There were perhaps 200 people in the stands, since not every season ticket holder could get away from work in the middle of a Friday afternoon, but I recognized most every face who was able to be there. Us ‘Rays fans are a pretty tight group. It was absolutely fascinating to watch famous NHL players like team captain Shane Doan, defenseman Ed Jovanovski, and goalie Ilya Bryzgalov working through puck drills and sprints. As fast, accurate, and fluid as many of the Stingrays are, these guys from the highest level of pro hockey looked even more so.
Their goalie coach, Grant Fuhr, is an NHL legend himself, winner of five Stanley Cups, an inductee to the Hall of Fame, and a former team mate of Gretzky during four of those Cups. Fuhr was there in the thick of the practice as the skaters did shooting drills against his charges, starting goalie Bryzgalov and his backup Mikael Telqvist. And of course, in the middle of it all, directing the action with a quiet intensity and occasionally doling out advice, wisdom, and the occasional grin, was The Great One himself. The hair’s a bit longer, the face a bit older, and the #99 jersey he wore was only visible on fans in the stands, replaced by a burgundy Coyotes windsuit, but the same ready smile and aura of mystique surrounding was the same I remember from his playing days.
In his 20 years of pro hockey, Gretzky held or shared 61 NHL records, won nine Hart Trophies for the NHL’s Most Valuable Player, ten Art Ross Trophies for scoring champion, two Con Smythe Trophies for playoffs Most Valuable Player, and four Stanley Cups, scoring 893 goals and 1,963 assists. Wayne Gretzky is the consummate ambassador to the world for the sport of hockey.
At the end of the session, the players handed several sticks and pucks over the glass to eager kids, which I thought was very cool. After the practice was over and the crowd cleared out, a few of us opted to try our luck for an autograph by standing outside by the team bus. Sure enough, after about 30 minutes, people started to trickle out, like Coyote’s commentator and former Chicago Blackhawks goalie Darren Pang, and Grant Fuhr, who was kind enough to sign my Edmonton Oilers t-shirt when Crys got close enough for an autograph. Eventually, Gretzky came out surrounded by five security guys, who tried to keep everyone at bay and tried to rush Wayne to the bus like we were in downtown Baghdad. It was a little off-putting, actually, but Gretzky was very gracious in signing as many things as he could and even stopping for a couple quick pictures.

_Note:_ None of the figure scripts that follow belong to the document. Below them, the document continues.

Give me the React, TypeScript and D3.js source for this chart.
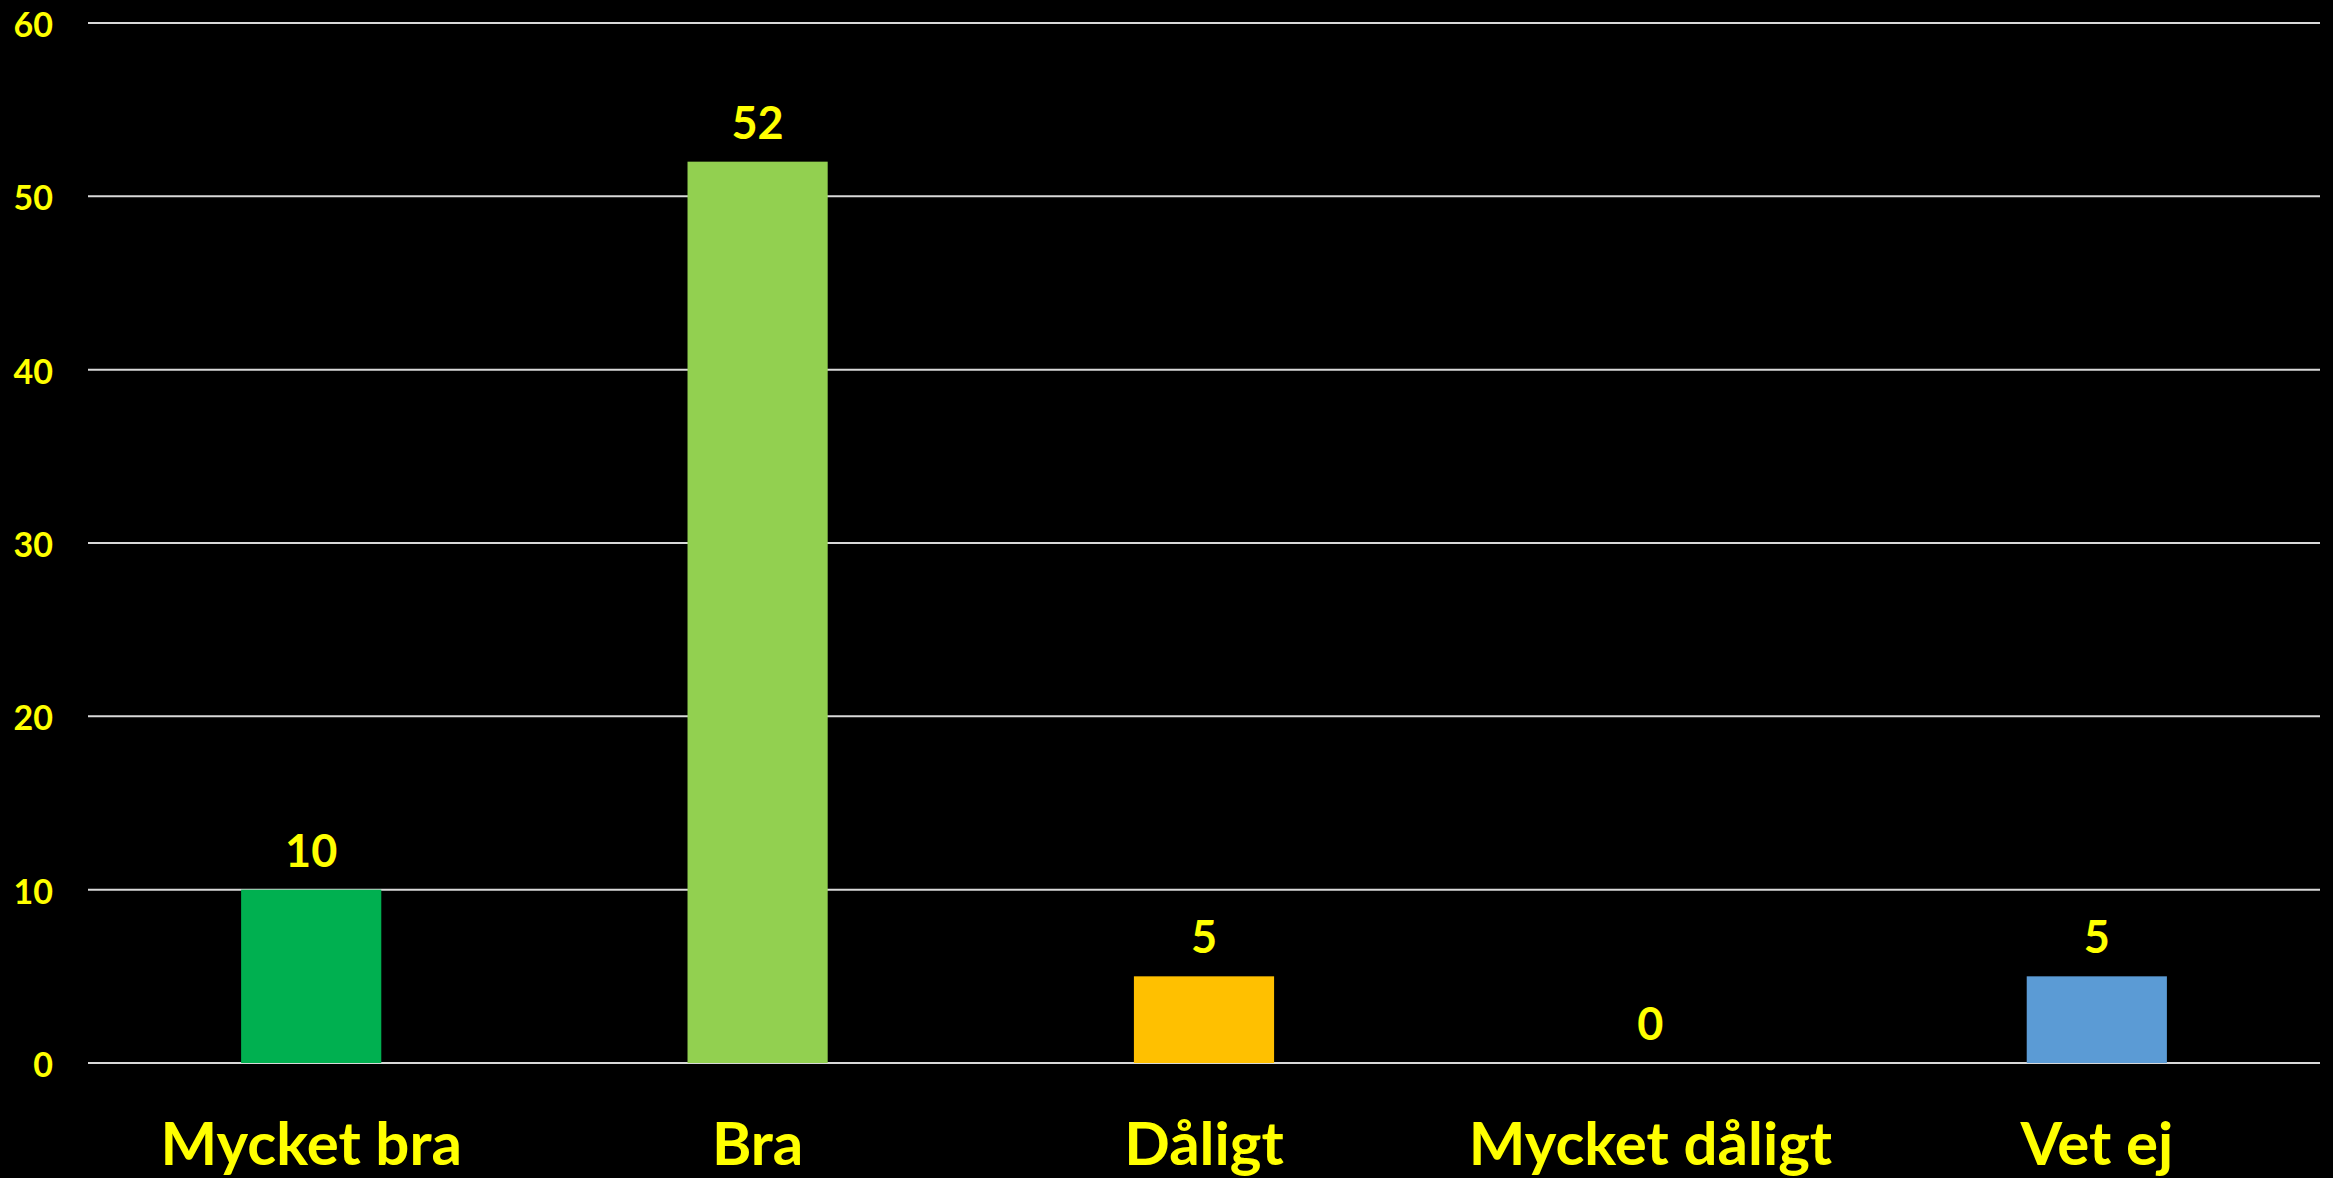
import { useEffect, useRef } from "react"
import { select, scaleBand, scaleLinear } from "d3"

const categories = ["Mycket bra", "Bra", "Dåligt", "Mycket dåligt", "Vet ej"]
const values = [10, 52, 5, 0, 5]
const barColors = ["#00B050", "#92D050", "#FFC000", "#FFC000", "#5B9BD5"]
const yTicks = [0, 10, 20, 30, 40, 50, 60]

const width = 2333
const height = 1178
const font = "Lato, 'Open Sans', sans-serif"

export default function App() {
    const svgRef = useRef<SVGSVGElement>(null)

    useEffect(() => {
        const svg = select(svgRef.current)
        svg.selectAll("*").remove()

        const margin = { top: 23, right: 13, bottom: 115, left: 88 }

        const x = scaleBand(categories, [margin.left, width - margin.right])
            .paddingInner(0.686)
            .paddingOuter(0.343)

        const y = scaleLinear([0, 60], [height - margin.bottom, margin.top])

        // grid
        svg.append("g")
            .selectAll("line")
            .data(yTicks)
            .join("line")
            .attr("x1", margin.left)
            .attr("x2", width - margin.right)
            .attr("y1", d => y(d))
            .attr("y2", d => y(d))
            .attr("stroke", "#D9D9D9")
            .attr("stroke-width", 2)

        // y labels
        svg.append("g")
            .selectAll("text")
            .data(yTicks)
            .join("text")
            .attr("x", 53)
            .attr("y", d => y(d) + 2)
            .attr("dy", "0.35em")
            .attr("text-anchor", "end")
            .attr("font-family", font)
            .attr("font-weight", "bold")
            .attr("font-size", 34)
            .attr("fill", "#FFFF00")
            .text(d => d)

        // bars
        svg.append("g")
            .selectAll("rect")
            .data(values)
            .join("rect")
            .attr("x", (_, i) => x(categories[i])!)
            .attr("width", x.bandwidth())
            .attr("y", d => y(d))
            .attr("height", d => y(0) - y(d))
            .attr("fill", (_, i) => barColors[i])

        // value labels
        svg.append("g")
            .selectAll("text")
            .data(values)
            .join("text")
            .attr("x", (_, i) => x(categories[i])! + x.bandwidth() / 2)
            .attr("y", d => y(d) - 23)
            .attr("text-anchor", "middle")
            .attr("font-family", font)
            .attr("font-weight", "bold")
            .attr("font-size", 45)
            .attr("fill", "#FFFF00")
            .text(d => d)

        // category labels
        svg.append("g")
            .selectAll("text")
            .data(categories)
            .join("text")
            .attr("x", d => x(d)! + x.bandwidth() / 2)
            .attr("y", 1165)
            .attr("text-anchor", "middle")
            .attr("font-family", font)
            .attr("font-weight", "bold")
            .attr("font-size", 60)
            .attr("fill", "#FFFF00")
            .text(d => d)
    }, [])

    return (
        <div style={{ position: "fixed", left: 0, top: 0 }}>
            <svg ref={svgRef} width={width} height={height} style={{ display: "block", background: "#000" }} />
        </div>
    )
}
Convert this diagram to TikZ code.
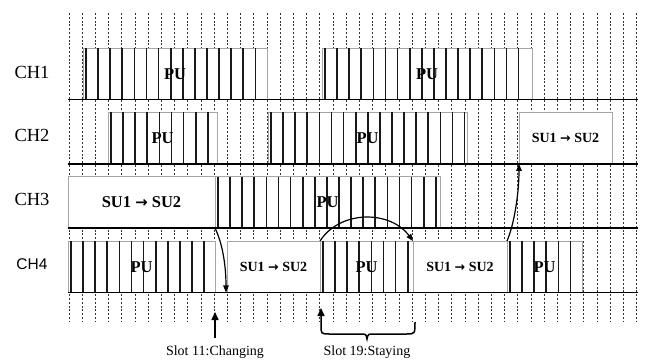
\documentclass[tikz,border=0pt]{standalone}
\usepackage{fontspec}
\setmainfont{Liberation Serif}
\setsansfont{Liberation Sans}
\newfontfamily\arrowfont{DejaVu Sans}
\usetikzlibrary{arrows.meta}

\newcommand\suto{SU1 {\arrowfont\bfseries\scalebox{0.9}{→}} SU2}

\tikzset{
  slotline/.style={black!80, line width=0.7pt, dash pattern=on 2pt off 1.8pt},
  chline/.style={black, line width=1.7pt},
  blockbox/.style={draw=black!35, line width=0.6pt, fill=white, inner sep=0pt, outer sep=0pt, anchor=north west, minimum height=51.5pt},
  pubar/.style={black!90, line width=1.7pt},
  pulbl/.style={font=\bfseries\fontsize{16.5}{18}\selectfont},
  chlbl/.style={font=\fontsize{18.5}{20}\selectfont},
  slotlbl/.style={font=\fontsize{14}{16}\selectfont},
  flow/.style={line width=1.2pt, -{Triangle[length=7pt,width=5.5pt]}},
  upflow/.style={line width=1.5pt, -{Triangle[length=8pt,width=7pt]}}
}

\begin{document}
\begin{tikzpicture}[x=1pt, y=-1pt]
    \useasboundingbox (0,0) rectangle (645,362);

    % Slot grid
    \foreach \i in {0,...,43} \draw[slotline] ({69+13.2*\i},13) -- ({69+13.2*\i},322);

    % Channel names
    \node[chlbl] (ch1) at (32,72) {CH1};
    \node[chlbl] (ch2) at (32,135) {CH2};
    \node[chlbl] (ch3) at (32,199) {CH3};
    \node[chlbl, font=\sffamily\fontsize{15.5}{17}\selectfont] (ch4) at (32,264) {CH4};

    % PU blocks: left/right/channel
    \foreach \a/\c/\r in {83/267/1, 322/532/1, 108/217/2, 268/467/2,
                          215/440/3, 68/215/4, 320/413/4, 507/582/4} {
        \pgfmathsetmacro\t{48+64.33*(\r-1)}
        \pgfmathtruncatemacro\n{(\c-\a-5)/12.1}
        \node[blockbox, minimum width={\c-\a}] (pu\r-\a) at (\a,\t) {};
        \foreach \k in {0,...,\n} \draw[pubar] ({\a+3+12.1*\k},\t) -- ++(0,51.5);
        \node[pulbl] (pu\r-\a-txt) at (pu\r-\a.center) {PU};
    }

    % SU blocks: left/right/channel/font size
    \foreach \a/\c/\r/\s in {519/612/2/14, 68/215/3/16.5, 227/320/4/14, 413/507/4/14} {
        \pgfmathsetmacro\t{48+64.33*(\r-1)}
        \node[blockbox, minimum width={\c-\a}] (su\r-\a) at (\a,\t) {};
        \node[font=\bfseries\fontsize{\s}{\s}\selectfont] (su\r-\a-txt) at (su\r-\a.center) {\suto};
    }

    % Channel lines
    \foreach \r in {1,...,4} \draw[chline] (68,{99.5+64.33*(\r-1)}) -- (638,{99.5+64.33*(\r-1)});

    % Channel hops
    \draw[flow] (pu3-215.south west) .. controls +(8,16) and +(0,-25) .. ([xshift=-1pt]su4-227.south west);
    \draw[flow] (pu4-320.north west) .. controls +(20,-31) and +(-23,-31) .. (pu4-320.north east);
    \draw[flow] (pu4-507.north west) .. controls +(7,-16) and +(0,30) .. (su2-519.south west);

    % Slot marks
    \coordinate (s11) at (215,338);
    \coordinate (s11tip) at (215,312);
    \draw[upflow] (s11) -- (s11tip);
    \node[slotlbl] (lab11) at (215,352) {Slot 11:Changing};

    \coordinate (s19r) at (415,322);
    \coordinate (s19tip) at (321,308);
    \draw[upflow] (s19r) .. controls (415,334) .. (406,334) -- (374,334)
        .. controls (368,334) .. (367,339) .. controls (366,334) .. (360,334)
        -- (330,334) .. controls (321,334) .. (321,325) -- (s19tip);
    \node[slotlbl] (lab19) at (367,352) {Slot 19:Staying};
\end{tikzpicture}
\end{document}
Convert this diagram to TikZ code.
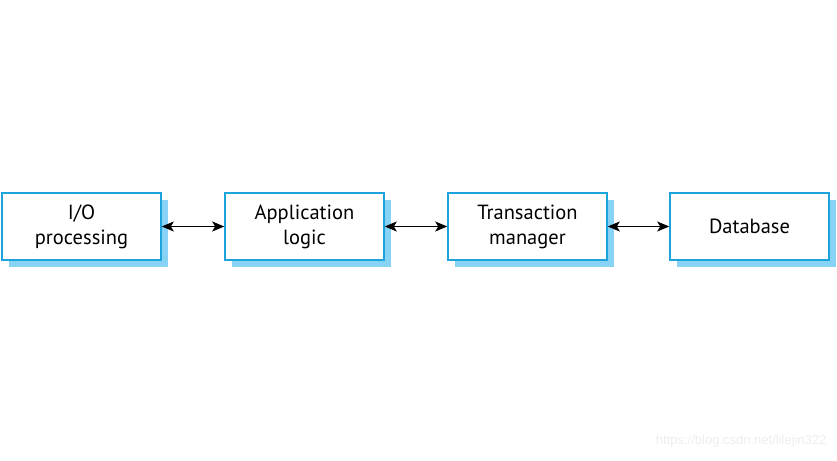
\documentclass[tikz,border=0pt]{standalone}
\usepackage{fontspec}
\setmainfont{PT Sans}
\newfontfamily\wmfont{Liberation Sans}
\usetikzlibrary{arrows.meta}
\definecolor{boxline}{HTML}{1CA3DC}
\definecolor{shadowblue}{HTML}{86D3F5}
\begin{document}
\begin{tikzpicture}[x=1pt,y=-1pt,
  blk/.style={draw=boxline, line width=1.6pt, fill=white, minimum width=159pt, minimum height=67pt,
    align=center, font=\fontsize{20.5}{25}\selectfont, inner sep=0pt},
  conn/.style={{Stealth[length=12pt,width=10pt,inset=3pt]}-{Stealth[length=12pt,width=10pt,inset=3pt]}, line width=0.8pt}]
\useasboundingbox (0,0) rectangle (837,460);
\foreach \x in {2,225,448,670}{
  \fill[shadowblue] (\x+7,200) rectangle (\x+166,267);
}
\node[blk] (io) at (81.5,226.5) {I/O\\processing};
\node[blk] (app) at (304.5,226.5) {Application\\logic};
\node[blk] (tm) at (527.5,226.5) {Transaction\\manager};
\node[blk] (db) at (749.5,226.5) {Database};
\draw[conn] (io) -- (app);
\draw[conn] (app) -- (tm);
\draw[conn] (tm) -- (db);
\node[text=black!7, font=\fontsize{13}{15}\selectfont\wmfont, anchor=east] (wm) at (830,441) {https://blog.csdn.net/lilejin322};
\end{tikzpicture}
\end{document}
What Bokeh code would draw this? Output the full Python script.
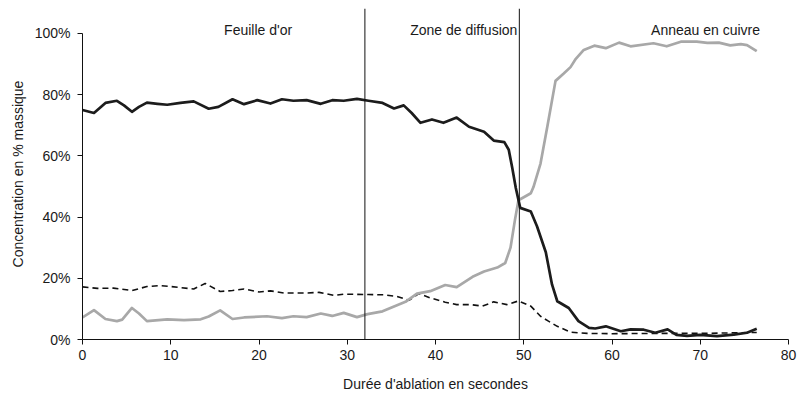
from bokeh.plotting import figure
from bokeh.models import ColumnDataSource, Span, FixedTicker, PrintfTickFormatter
from bokeh.core.properties import value
from bokeh.embed import file_html
from bokeh.resources import INLINE

# ---- data ----
gold_t = [0.0, 1.3, 2.6, 3.9, 4.7, 5.6, 6.4, 7.3, 8.5, 9.6, 11.1, 12.6, 14.3, 15.4,
          17.0, 18.3, 19.8, 21.3, 22.6, 23.9, 25.4, 27.0, 28.3, 29.6, 31.1, 32.4,
          34.0, 35.3, 36.4, 37.3, 38.3, 39.6, 40.9, 42.4, 43.8, 45.5, 46.6, 47.8,
          48.3, 48.7, 49.1, 49.6, 50.8, 51.5, 52.5, 53.2, 53.8, 55.1, 56.2, 57.4,
          58.1, 59.3, 61.0, 62.1, 63.6, 64.9, 66.3, 67.3, 68.5, 70.0, 71.9, 73.8,
          75.3, 76.4]
gold_pct = [75.0, 74.0, 77.3, 78.0, 76.5, 74.4, 76.0, 77.4, 77.0, 76.7, 77.3, 77.8,
            75.4, 76.0, 78.5, 76.9, 78.2, 77.1, 78.5, 78.0, 78.2, 77.0, 78.2, 78.0,
            78.6, 78.0, 77.3, 75.5, 76.5, 74.0, 70.8, 71.9, 70.8, 72.5, 69.5, 67.9,
            65.0, 64.5, 62.0, 56.0, 49.5, 43.0, 41.8, 37.0, 28.5, 18.0, 12.5, 10.3,
            6.0, 3.8, 3.6, 4.3, 2.7, 3.3, 3.2, 2.2, 3.3, 1.5, 1.2, 1.5, 1.1, 1.6,
            2.2, 3.5]

copper_t = [0.0, 1.3, 2.6, 3.9, 4.5, 5.6, 6.4, 7.3, 9.6, 11.5, 13.4, 14.3, 15.6,
            17.0, 18.3, 20.9, 22.6, 23.9, 25.4, 27.0, 28.3, 29.6, 31.1, 32.3, 34.0,
            35.3, 36.6, 37.9, 39.4, 41.1, 42.4, 44.2, 45.5, 47.0, 47.9, 48.5, 49.0,
            49.4, 50.8, 51.1, 51.9, 52.7, 53.6, 54.5, 55.3, 55.9, 56.8, 58.0, 59.3,
            60.8, 62.1, 64.7, 66.2, 67.8, 69.6, 70.8, 72.1, 73.4, 74.6, 75.3, 76.4]
copper_pct = [7.2, 9.6, 6.7, 6.0, 6.5, 10.3, 8.5, 6.0, 6.6, 6.3, 6.6, 7.5, 9.5,
              6.7, 7.2, 7.6, 7.0, 7.6, 7.3, 8.5, 7.7, 8.7, 7.3, 8.3, 9.2, 10.8,
              12.3, 15.0, 15.8, 17.8, 17.1, 20.5, 22.2, 23.5, 25.0, 30.0, 39.0,
              45.5, 47.8, 49.8, 57.5, 70.0, 84.5, 86.8, 89.0, 91.7, 94.6, 96.0,
              95.2, 97.0, 95.8, 96.8, 95.8, 97.3, 97.3, 96.9, 97.0, 96.1, 96.5,
              96.2, 94.2]

silver_t = [0.0, 1.7, 3.5, 5.6, 7.3, 8.8, 10.0, 12.6, 13.9, 15.6, 17.0, 18.3, 20.0,
            21.3, 22.8, 25.4, 26.8, 28.5, 29.6, 32.4, 34.1, 35.6, 37.0, 38.1, 39.4,
            41.1, 42.4, 44.0, 45.3, 46.6, 48.1, 49.4, 50.8, 51.9, 52.8, 53.8, 55.3,
            57.2, 60.0, 65.0, 70.0, 76.4]
silver_pct = [17.2, 16.7, 16.8, 16.0, 17.3, 17.6, 17.3, 16.5, 18.3, 15.7, 16.0,
              16.5, 15.5, 15.9, 15.2, 15.2, 15.4, 14.4, 14.8, 14.7, 14.6, 14.1,
              12.8, 15.0, 13.6, 12.2, 11.4, 11.4, 10.9, 12.3, 11.4, 12.6, 10.9,
              7.6, 6.0, 4.3, 2.4, 2.0, 1.9, 2.0, 2.0, 2.3]

x_ticks = [0, 10, 20, 30, 40, 50, 60, 70, 80]
y_ticks = [0, 20, 40, 60, 80, 100]
zone_bounds = [32, 49.5]
zone_names = ["Feuille d'or", "Zone de diffusion", "Anneau en cuivre"]

# ---- layout / style ----
FONT = "Liberation Sans"
zone_label_x = [19.9, 43.2, 70.6]
zone_label_y = [101.0, 101.0, 101.0]

p = figure(width=798, height=394, x_range=(0, 80), y_range=(0, 108.15),
           output_backend="svg", toolbar_location=None,
           min_border_left=82, min_border_right=10, min_border_top=8,
           min_border_bottom=54)
p.outline_line_color = None
p.xgrid.visible = False
p.ygrid.visible = False
p.background_fill_color = "white"
p.border_fill_color = "white"

for xb in zone_bounds:
    p.add_layout(Span(location=xb, dimension="height", line_color="#111111",
                      line_width=1))

p.line(silver_t, silver_pct, line_color="#111111", line_width=1.6,
       line_dash="6 4")
p.line(copper_t, copper_pct, line_color="#a8a8a8", line_width=2.7,
       line_join="round")
p.line(gold_t, gold_pct, line_color="#1c1c1c", line_width=2.7,
       line_join="round")

src = ColumnDataSource(dict(x=zone_label_x, y=zone_label_y, t=zone_names))
p.text(x="x", y="y", text="t", source=src, text_font=value(FONT),
       text_font_size="14px", text_align="center", text_baseline="middle",
       text_color="#1a1a1a")

xa = p.xaxis[0]
xa.ticker = FixedTicker(ticks=x_ticks)
xa.axis_label = "Durée d'ablation en secondes"
ya = p.yaxis[0]
ya.ticker = FixedTicker(ticks=y_ticks)
ya.formatter = PrintfTickFormatter(format="%d%%")
ya.axis_label = "Concentration en % massique"
ya.bounds = (0, 100)

for ax in (xa, ya):
    ax.axis_line_color = "#111111"
    ax.axis_line_width = 1
    ax.major_tick_line_color = "#111111"
    ax.major_tick_out = 5
    ax.major_tick_in = 0
    ax.minor_tick_line_color = None
    ax.major_label_text_font = FONT
    ax.major_label_text_font_size = "14px"
    ax.major_label_text_color = "#1a1a1a"
    ax.axis_label_text_font = FONT
    ax.axis_label_text_font_size = "14px"
    ax.axis_label_text_font_style = "normal"
    ax.axis_label_text_color = "#1a1a1a"
xa.major_label_standoff = 5
xa.axis_label_standoff = 13
ya.major_label_standoff = 7
ya.axis_label_standoff = 6

open("out.html", "w").write(file_html(p, INLINE))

I tried to hand him my shirt to sign but kept getting scooted back by his handlers, but somehow Crys managed to weasel her way close enough to hand both my shirt and a picture of Gretzky up to our friend Jackie, who got both of them signed for us. I now have an Oilers shirt signed by two Hall of Famers who won four Stanley Cups with that team. Needless to say, the shirt is officially retired and will probably be framed soon.
After the media/coaches bus left, the players themselves came out and got on their bus, with players graciously signing autographs and posing for pictures. And then all too soon, it was over, and once the bus was gone, we all parted ways for a couple hours to get ready for that night’s Stingrays game, which was a 5-0 victory over the Gwinnet Gladiators. Over all, Friday was indeed a great day for Lowcountry hockey fans.